Lately Lucas Arts has failed across the board to produce anything of any quality. The same company that held the rights to such amazing titles as "Grim Fandango" and "Rogue Squadron" was busying itself making Star Wars dance simulators.
The closest thing to a shred of hope Lucas Arts had left was their now defunct project known as "Star Wars: 1313." Even 1313 had every sliver of quality sucked out of it over its long development, until it seemed to be nothing more than a boring corridor shooter with Star Wars aesthetics.
Actually, the more I sit and think about it, the more I’m convinced that the closing of Lucas Arts is probably one of the best things to happen that company’s intellectual property.

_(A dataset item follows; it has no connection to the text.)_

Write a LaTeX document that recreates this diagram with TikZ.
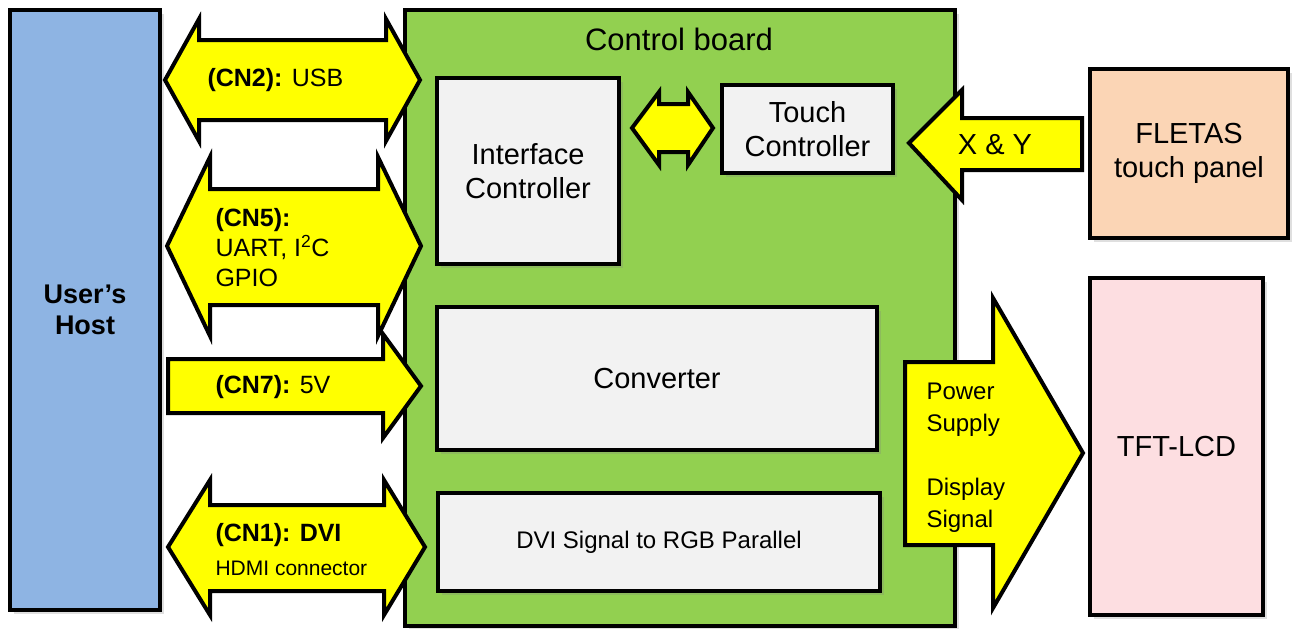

At one point in history, Lucas Arts was at the forefront of gaming innovation. From original intellectual property, such as "Grim Fandango" and the Monkey Island series, to "Star Wars: Tie Fighter," Lucas Arts constantly redefined genres and took important risks. Recently, this trend towards pushing the envelope has pretty much died.
However, for anyone who has held out hope for the reboot of some of Lucas Art’s forgotten treasures — please, Disney, make "Tie Fighter 2," you’re my only hope —the closing of Lucas Arts is probably the best chance we had.
The reason Lucas Arts was so amazing in the past was that it was willing to take risks to make the games unlike anything else. If you go back and play some of the Star Wars games from the end of the Nintendo 64 era, you might notice that they are still exceedingly play-able.
Lucas Arts stopped taking risks and instead pandered to the lowest common denominator. The same thing that happened to Lucas Arts is what people hate about Electronic Arts: They just got boring and greedy.
Now that Lucas Arts intellectual property can be licensed out to third-party developers, the risks needed to make a great game are taken by the developers who are now allowed to take them.
Maybe Tim Schaffer can start making more "Grim Fandango" games.
Disney may be a giant and greedy megacorporation, but it is not stupid. It knows better than to let the massive fan support toward Lucas Arts go to waste, but it wasn't going to take all the financial risks required to do it itself.